Variable capacitance generator to enable the next generation of offshore wind turbines

PI: Juan Rivas-Davila, Electrical Engineering. Co-PI: Claudio Rivetta, SLAC 

The researchers plan to develop an electrical generator design that could enable the next generation of low-cost offshore wind farms. Wind turbine drivetrains account for about half the cost of wind turbines. This electrostatic generator design is lighter and more efficient than state-of-the-art geared systems. It should have all the maintenance and lifespan benefits of direct-drive systems, while utilizing low-cost, readily available materials. Furthermore, the direct high-voltage generator should eliminate power conversion steps to the transmission system, which will boost power output. Researchers plan to build a one-kilowatt prototype to demonstrate the feasibility of high-voltage variable capacitance generators.

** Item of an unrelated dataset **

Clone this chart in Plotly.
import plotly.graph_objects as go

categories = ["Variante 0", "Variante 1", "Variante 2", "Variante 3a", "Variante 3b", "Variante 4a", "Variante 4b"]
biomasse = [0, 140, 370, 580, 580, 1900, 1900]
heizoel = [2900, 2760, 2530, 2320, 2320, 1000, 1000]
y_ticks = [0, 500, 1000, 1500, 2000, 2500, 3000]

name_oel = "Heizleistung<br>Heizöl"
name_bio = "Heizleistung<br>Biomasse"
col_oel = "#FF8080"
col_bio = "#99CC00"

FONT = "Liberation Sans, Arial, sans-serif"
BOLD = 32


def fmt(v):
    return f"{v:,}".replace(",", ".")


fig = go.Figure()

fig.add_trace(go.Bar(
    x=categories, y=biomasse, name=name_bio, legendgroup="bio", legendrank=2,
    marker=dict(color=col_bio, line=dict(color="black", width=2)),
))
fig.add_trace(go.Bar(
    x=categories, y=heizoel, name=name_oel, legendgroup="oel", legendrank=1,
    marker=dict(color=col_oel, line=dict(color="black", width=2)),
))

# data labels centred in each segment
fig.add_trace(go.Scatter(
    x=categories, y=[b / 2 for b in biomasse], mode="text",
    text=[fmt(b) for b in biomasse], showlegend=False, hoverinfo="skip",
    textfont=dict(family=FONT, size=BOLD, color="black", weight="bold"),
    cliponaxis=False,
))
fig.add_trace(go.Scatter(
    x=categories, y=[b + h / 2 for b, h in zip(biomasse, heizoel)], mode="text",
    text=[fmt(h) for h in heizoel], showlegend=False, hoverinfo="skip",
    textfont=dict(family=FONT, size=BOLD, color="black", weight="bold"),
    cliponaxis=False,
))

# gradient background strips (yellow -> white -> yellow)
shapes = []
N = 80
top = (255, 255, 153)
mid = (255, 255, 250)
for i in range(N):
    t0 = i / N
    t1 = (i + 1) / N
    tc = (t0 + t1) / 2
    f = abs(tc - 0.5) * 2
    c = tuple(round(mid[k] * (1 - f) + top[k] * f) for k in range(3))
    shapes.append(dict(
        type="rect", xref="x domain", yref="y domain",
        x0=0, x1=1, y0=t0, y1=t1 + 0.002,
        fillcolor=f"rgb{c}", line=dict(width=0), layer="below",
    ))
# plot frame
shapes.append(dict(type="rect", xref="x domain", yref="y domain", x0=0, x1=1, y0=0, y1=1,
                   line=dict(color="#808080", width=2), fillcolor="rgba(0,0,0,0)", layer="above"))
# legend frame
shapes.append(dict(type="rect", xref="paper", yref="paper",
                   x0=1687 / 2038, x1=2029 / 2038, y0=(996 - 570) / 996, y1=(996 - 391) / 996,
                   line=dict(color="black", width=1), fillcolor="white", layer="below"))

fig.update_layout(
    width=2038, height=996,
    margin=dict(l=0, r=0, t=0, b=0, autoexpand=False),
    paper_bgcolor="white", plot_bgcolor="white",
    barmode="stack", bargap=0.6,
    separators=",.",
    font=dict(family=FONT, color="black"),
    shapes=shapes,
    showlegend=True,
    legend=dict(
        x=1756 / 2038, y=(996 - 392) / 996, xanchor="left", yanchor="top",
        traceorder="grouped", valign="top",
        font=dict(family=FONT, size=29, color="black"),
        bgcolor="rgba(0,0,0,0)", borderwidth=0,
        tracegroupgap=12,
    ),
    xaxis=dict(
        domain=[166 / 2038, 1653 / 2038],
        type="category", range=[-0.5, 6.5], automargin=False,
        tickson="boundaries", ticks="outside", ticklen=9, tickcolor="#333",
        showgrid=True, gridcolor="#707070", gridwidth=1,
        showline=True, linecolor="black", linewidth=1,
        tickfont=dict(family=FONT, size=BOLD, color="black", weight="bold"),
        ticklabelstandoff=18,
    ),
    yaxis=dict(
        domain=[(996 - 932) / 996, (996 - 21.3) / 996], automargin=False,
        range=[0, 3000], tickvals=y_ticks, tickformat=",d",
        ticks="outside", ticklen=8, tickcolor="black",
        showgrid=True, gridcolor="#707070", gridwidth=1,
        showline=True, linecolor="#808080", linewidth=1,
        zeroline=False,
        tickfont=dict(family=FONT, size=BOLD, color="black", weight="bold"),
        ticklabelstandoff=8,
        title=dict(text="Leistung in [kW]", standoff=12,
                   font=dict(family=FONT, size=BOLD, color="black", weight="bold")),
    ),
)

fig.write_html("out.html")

Analysis tools for modular, energy-efficient agricultural water treatment systems

PIs: William Tarpeh, Chemical Engineering; Juan Santiago and Xiaolin Zheng, Mechanical Engineering

The transport and treatment of water in agricultural operations uses much energy. To identify the most energy-efficient water treatment methods for a specific location, the researchers aim to develop open-source analytical tools to compare the economics and efficiencies of existing and future water treatment technologies. Their model will analyze agricultural water treatment as flows of cost, mass and energy. The team will then validate these tools with three novel electrochemical treatment technologies for fertilizer production, desalination and disinfectant production. If successful, these tools will inform best approaches for optimizing water and energy use in the treatment of agricultural water systems and stimulate interest in other optimization opportunities at the nexus of food, energy and water. 

Bits & Watts Initiative

Ultrafast circuit breakers with wide bandgap technology

PI: Srabanti Chowdhury, Electrical Engineering. Co-PI: Juan Rivas-Davila, Electrical Engineering

This project addresses a critical challenge of circuit protection in renewable power systems. Researchers look to develop ultrafast, autonomously operated, self-powered, bidirectional solid-state circuit breakers using wide bandgap semiconductors. Such circuit breakers could respond at least ten times faster than conventional circuit protection in renewable power systems and, eventually, at a tenth of the cost.

Establishing diamond-based device platform for high power electronics

PI: Srabanti Chowdhury, Electrical Engineering

Diamond devices could out-perform all other semiconducting materials for grid-level power electronics, i.e. more than 100 kilowatts. The high thermal conductivity and size advantage of diamond devices could potentially lead to their performance advantage overcoming higher cost compared to other wide bandgap semiconductors, like silicon-carbide and gallium nitride. The research team will explore the optical excitation and reaction in diamond as a function of phosphorous and/or nitrogen doping. This will help identify the potential and the challenges of building a photoconductive switch in the diamond platform. If successful, this project will create a building block for enabling a grid-level power electronics platform in diamond with photoconductive switches.

Grid energy storage: tools for characterization, optimization, and technology evaluation

PI: Simona Onori, Energy Resources Engineering. Co-PI: Adam Brandt, Energy Resources Engineering

The ability to store large amounts of electricity from intermittent wind and solar generators is considered critical to decarbonizing our energy systems. While pumped hydro dominates bulk energy storage, lithium-ion batteries are the main source of regional grid support. Unfortunately, how grid-specific duty degrades lithium-ion batteries is not well understood, which makes business models for energy storage ventures unreliable. This project will seek to understand these degradation mechanisms and develop predictive tools that can be used for cost/benefit analysis to maximize revenue and minimize lost capacity.